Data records
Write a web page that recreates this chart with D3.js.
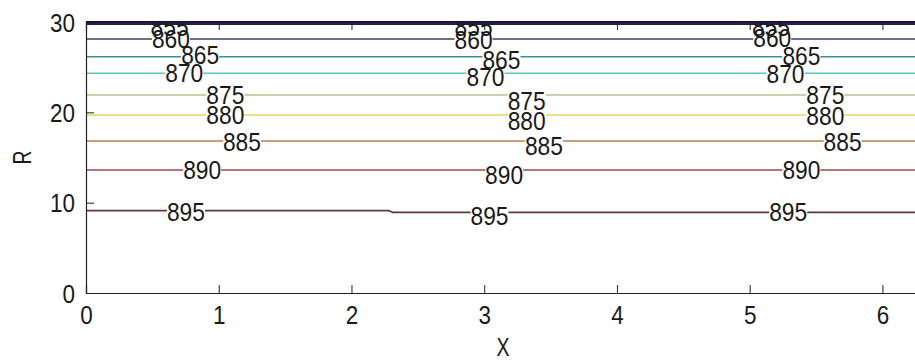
<!DOCTYPE html>
<html><head><meta charset="utf-8">
<script src="https://cdn.jsdelivr.net/npm/d3@7"></script>
<style>
body{margin:0;background:#fff}
text{font-family:"Liberation Sans Narrow","Liberation Sans",Arial,sans-serif;fill:#1a1a1a}
</style></head>
<body><svg id="c" width="915" height="363"></svg>
<script>
// ---- data ----
const levels   = [850, 855, 860, 865, 870, 875, 880, 885, 890, 895];
const contourX = [
  [0, 6.2832], [0, 6.2832], [0, 6.2832], [0, 6.2832], [0, 6.2832],
  [0, 6.2832], [0, 6.2832], [0, 6.2832], [0, 6.2832], [0, 2.28, 2.31, 6.2832]
];
const contourR = [
  [30.0, 30.0], [29.78, 29.78], [28.12, 28.12], [26.16, 26.16], [24.32, 24.32],
  [21.92, 21.92], [19.70, 19.70], [16.83, 16.83], [13.62, 13.62], [9.12, 9.12, 8.93, 8.93]
];
const labelLevel = [855, 860, 865, 870, 875, 880, 885, 890, 895,
                    855, 860, 865, 870, 875, 880, 885, 890, 895,
                    855, 860, 865, 870, 875, 880, 885, 890, 895];
const labelX = [0.63, 0.64, 0.86, 0.74, 1.05, 1.05, 1.175, 0.875, 0.753,
                2.92, 2.92, 3.13, 3.01, 3.32, 3.32, 3.45, 3.15, 3.04,
                5.16, 5.17, 5.39, 5.27, 5.57, 5.57, 5.70, 5.39, 5.29];
const labelR = [29.5, 28.15, 26.35, 24.35, 21.92, 19.65, 16.72, 13.67, 8.92,
                29.5, 28.0, 25.8, 23.86, 21.26, 19.04, 16.27, 13.06, 8.55,
                29.5, 28.28, 26.24, 24.24, 21.92, 19.6, 16.72, 13.62, 8.97];
const xTicks = [0, 1, 2, 3, 4, 5, 6];
const yTicks = [0, 10, 20, 30];
const xLabel = "X", yLabel = "R";

// ---- style ----
const colors = ["#0c0c48", "#1e1e5c", "#3c3c66", "#3c8e98", "#5cc8c0",
                "#b4c48c", "#e4d660", "#b88050", "#a04848", "#5e3838"];
const W = 915, H = 363;
const m = {l: 86, t: 22, b: 293, r: 920};
const svg = d3.select("#c");
svg.append("rect").attr("width", W).attr("height", H).attr("fill", "#fff");

const x = d3.scaleLinear().domain([0, 2 * Math.PI]).range([m.l, m.r]);
const y = d3.scaleLinear().domain([0, 30]).range([m.b, m.t]);
const color = d3.scaleOrdinal().domain(levels).range(colors);
const FS = 25;

svg.append("defs").append("clipPath").attr("id", "plotclip")
  .append("rect").attr("x", m.l).attr("y", m.t).attr("width", m.r - m.l).attr("height", m.b - m.t);

// contour lines
const line = d3.line().x(d => x(d[0])).y(d => y(d[1]));
const lg = svg.append("g");
levels.forEach((lv, i) => {
  const pts = contourX[i].map((v, j) => [v, contourR[i][j]]);
  lg.append("path").attr("d", line(pts)).attr("fill", "none")
    .attr("stroke", color(lv)).attr("stroke-width", lv <= 855 ? 2.2 : 1.6);
});

// gaps in lines under labels
const lblW = 38;
const gg = svg.append("g");
labelLevel.forEach((lv, k) => {
  if (lv <= 855) return;
  const i = levels.indexOf(lv);
  const cx = x(labelX[k]);
  const ly = y(contourR[i][0]);
  gg.append("rect").attr("x", cx - lblW / 2).attr("y", ly - 3)
    .attr("width", lblW).attr("height", 6).attr("fill", "#fff");
});

// labels (clipped to the plot area, as in the original)
const tg = svg.append("g").attr("clip-path", "url(#plotclip)");
labelLevel.forEach((lv, k) => {
  tg.append("text").attr("x", x(labelX[k])).attr("y", y(labelR[k]))
    .attr("text-anchor", "middle").attr("dominant-baseline", "central")
    .attr("font-size", FS).attr("textLength", lblW).attr("lengthAdjust", "spacingAndGlyphs")
    .text(lv);
});

// axes (MATLAB style, ticks inward)
const ax = svg.append("g");
ax.append("g").attr("transform", `translate(0,${m.b})`)
  .call(d3.axisBottom(x).tickValues(xTicks).tickSize(-8).tickPadding(14).tickFormat(d3.format("d")))
  .call(g => g.selectAll("text").attr("font-size", FS).attr("dominant-baseline", "central").attr("dy", null).attr("y", 22)
      .attr("textLength", 12.5).attr("lengthAdjust", "spacingAndGlyphs"));
ax.append("g").attr("transform", `translate(0,${m.t})`)
  .call(d3.axisTop(x).tickValues(xTicks).tickSize(-8).tickFormat(""));
ax.append("g").attr("transform", `translate(${m.l},0)`)
  .call(d3.axisLeft(y).tickValues(yTicks).tickSize(-8).tickPadding(11).tickFormat(d3.format("d")))
  .call(g => g.selectAll("text").attr("font-size", FS).attr("dominant-baseline", "central").attr("dy", null)
      .each(function(d){ d3.select(this).attr("textLength", String(d).length * 12.5).attr("lengthAdjust", "spacingAndGlyphs"); }));
ax.selectAll(".domain").attr("stroke", "#222").attr("stroke-width", 1.2);
ax.selectAll(".tick line").attr("stroke", "#222");
ax.selectAll("text").attr("fill", "#1a1a1a").attr("font-family", null);

// axis titles
svg.append("text").attr("x", (m.l + m.r) / 2).attr("y", 347)
  .attr("text-anchor", "middle").attr("dominant-baseline", "central")
  .attr("font-size", FS).attr("textLength", 13).attr("lengthAdjust", "spacingAndGlyphs").text(xLabel);
svg.append("text").attr("transform", `translate(22,${(m.t + m.b) / 2}) rotate(-90)`)
  .attr("text-anchor", "middle").attr("dominant-baseline", "central")
  .attr("font-size", FS).attr("textLength", 14).attr("lengthAdjust", "spacingAndGlyphs").text(yLabel);
</script></body></html>
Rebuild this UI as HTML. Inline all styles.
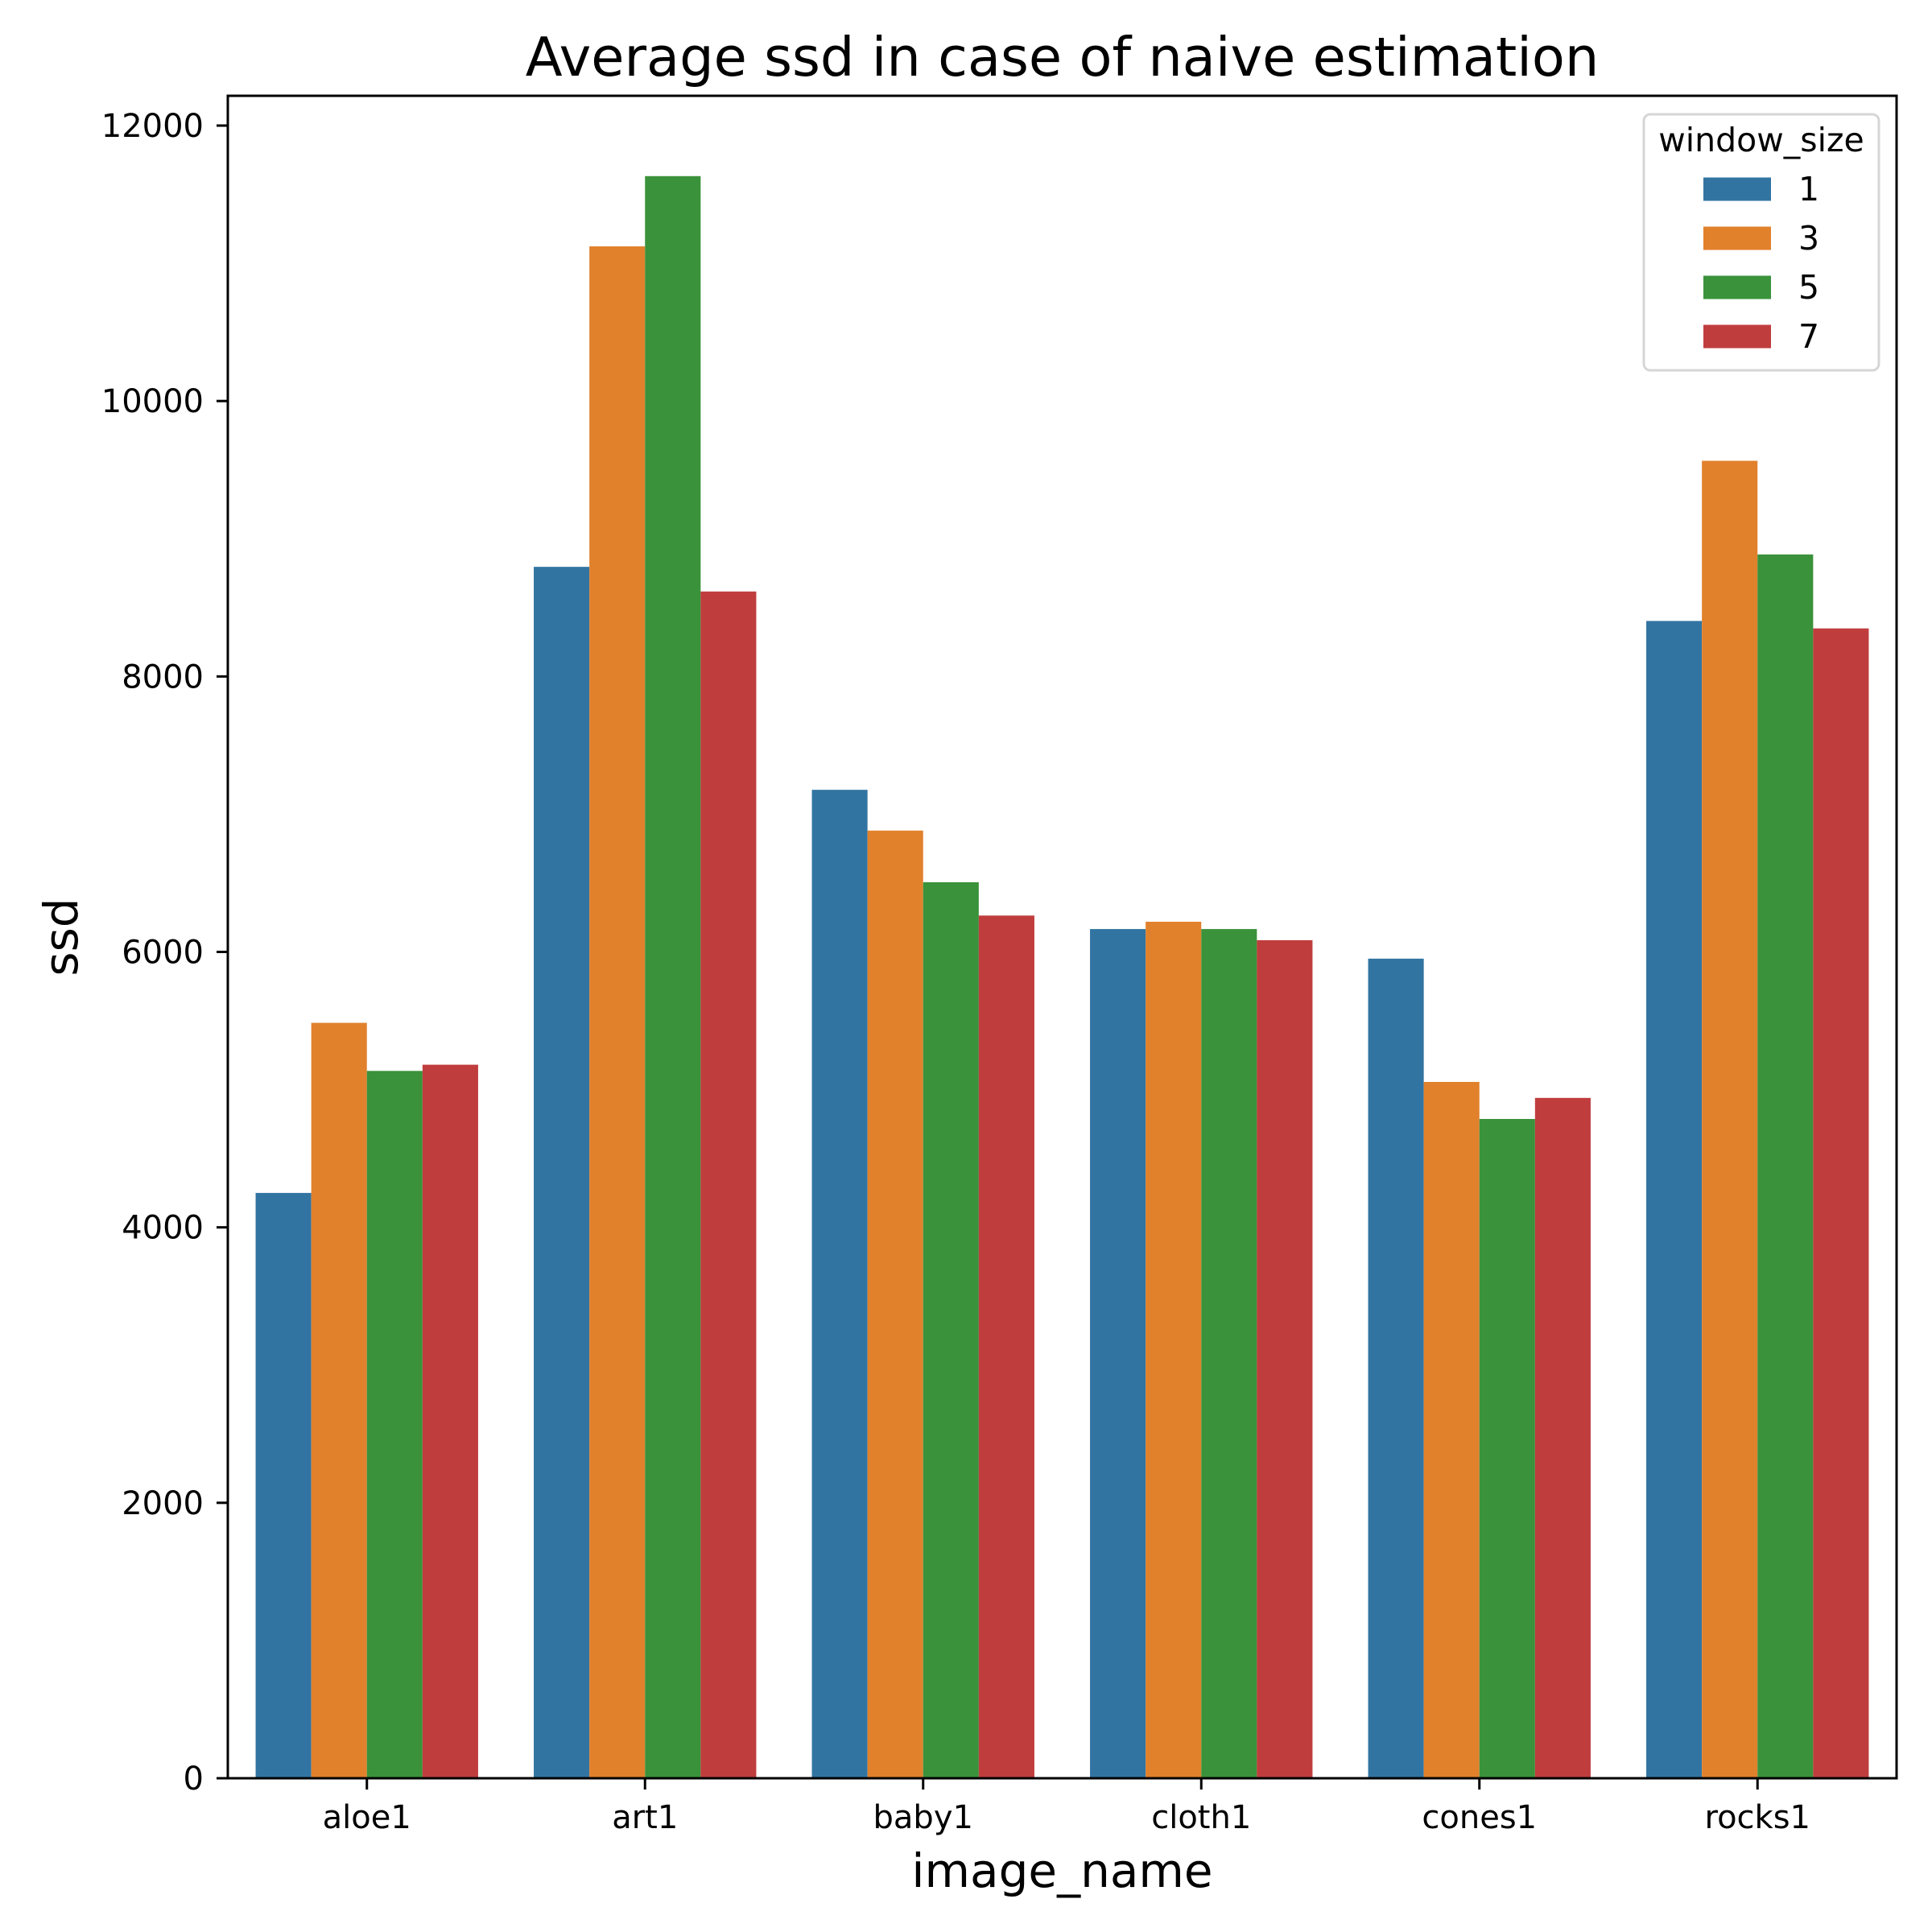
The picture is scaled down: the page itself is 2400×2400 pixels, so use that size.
<!DOCTYPE html>
<html><head><meta charset="utf-8"><style>html,body{margin:0;padding:0;background:#fff}svg{display:block}text{font-family:"DejaVu Sans","Liberation Sans",sans-serif;fill:#000}</style></head>
<body>
<svg id="chart" width="2400" height="2400" viewBox="0 0 2400 2400" xmlns="http://www.w3.org/2000/svg"></svg>
<script>
const categories = ["aloe1","art1","baby1","cloth1","cones1","rocks1"];
const seriesNames = ["1","3","5","7"];
const ws1 = [4250, 8796, 7177, 6166, 5951, 8403];
const ws3 = [5485, 11123, 6881, 6219, 5056, 9566];
const ws5 = [5136, 11633, 6506, 6166, 4787, 8886];
const ws7 = [5181, 8617, 6264, 6085, 4940, 8349];
const yTicks = [0, 2000, 4000, 6000, 8000, 10000, 12000];
const colors = ["#3274a1","#e1812c","#3a923a","#c03d3e"];
const series = [ws1, ws3, ws5, ws7];

const svg = document.getElementById('chart');
const NS = 'http://www.w3.org/2000/svg';
const L = 283, R = 2356, T = 119, B = 2209;
const yMax = 12000, yTop = 156;
const band = (R - L) / categories.length;
function xScale(i){ return L + band * (i + 0.5); }
function yScale(v){ return B - (B - yTop) * v / yMax; }
function mk(tag, attrs, parent){ const e = document.createElementNS(NS, tag); for (const k in attrs) e.setAttribute(k, attrs[k]); (parent||svg).appendChild(e); return e; }

const barW = band * 0.8 / series.length;
series.forEach((vals, s) => {
  vals.forEach((v, i) => {
    const x = xScale(i) - band * 0.4 + s * barW;
    const r = mk('rect', {x: x, y: yScale(v), width: barW, height: B - yScale(v), fill: colors[s]});
    
    
  });
});

const frame = mk('rect', {x: L, y: T, width: R - L, height: B - T, fill: 'none', stroke: '#000', 'stroke-width': 3});



yTicks.forEach(t => {
  const y = yScale(t);
  const tk = mk('line', {x1: L - 14, x2: L, y1: y, y2: y, stroke: '#000', 'stroke-width': 3});
  
  
  const tx = mk('text', {x: L - 30, y: y + 14, 'text-anchor': 'end', 'font-size': 40});
  tx.textContent = String(t);
  
  
});

categories.forEach((c, i) => {
  const x = xScale(i);
  const tk = mk('line', {x1: x, x2: x, y1: B, y2: B + 14, stroke: '#000', 'stroke-width': 3});
  
  
  const tx = mk('text', {x: x, y: B + 62, 'text-anchor': 'middle', 'font-size': 40});
  tx.textContent = c;
  
  
});

const title = mk('text', {x: (L + R) / 2, y: 94, 'text-anchor': 'middle', 'font-size': 67});
title.textContent = 'Average ssd in case of naive estimation';


const xl = mk('text', {x: (L + R) / 2, y: 2344, 'text-anchor': 'middle', 'font-size': 58});
xl.textContent = 'image_name';


const yl = mk('text', {x: 0, y: 0, 'text-anchor': 'middle', 'font-size': 58, transform: 'translate(96,' + ((T + B) / 2) + ') rotate(-90)'});
yl.textContent = 'ssd';



const lg = mk('g', {});


mk('rect', {x: 2042, y: 142, width: 292, height: 318, rx: 8, fill: '#fff', stroke: '#d6d6d6', 'stroke-width': 3}, lg);
const lt = mk('text', {x: 2188, y: 188, 'text-anchor': 'middle', 'font-size': 41}, lg);
lt.textContent = 'window_size';


seriesNames.forEach((n, s) => {
  const cy = 235 + s * 61;
  const p = mk('rect', {x: 2116, y: cy - 14.5, width: 84, height: 29, fill: colors[s]}, lg);
  
  
  const t = mk('text', {x: 2234, y: cy + 14, 'font-size': 41}, lg);
  t.textContent = n;
  
  
});
</script>
</body></html>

-- Exercise aim --
Using the entries above, return each line that includes the word "chart".

-- Full solution --
Write a web page that recreates this chart with D3.js.
<svg id="chart" width="2400" height="2400" viewBox="0 0 2400 2400" xmlns="http://www.w3.org/2000/svg"></svg>
const svg = document.getElementById('chart');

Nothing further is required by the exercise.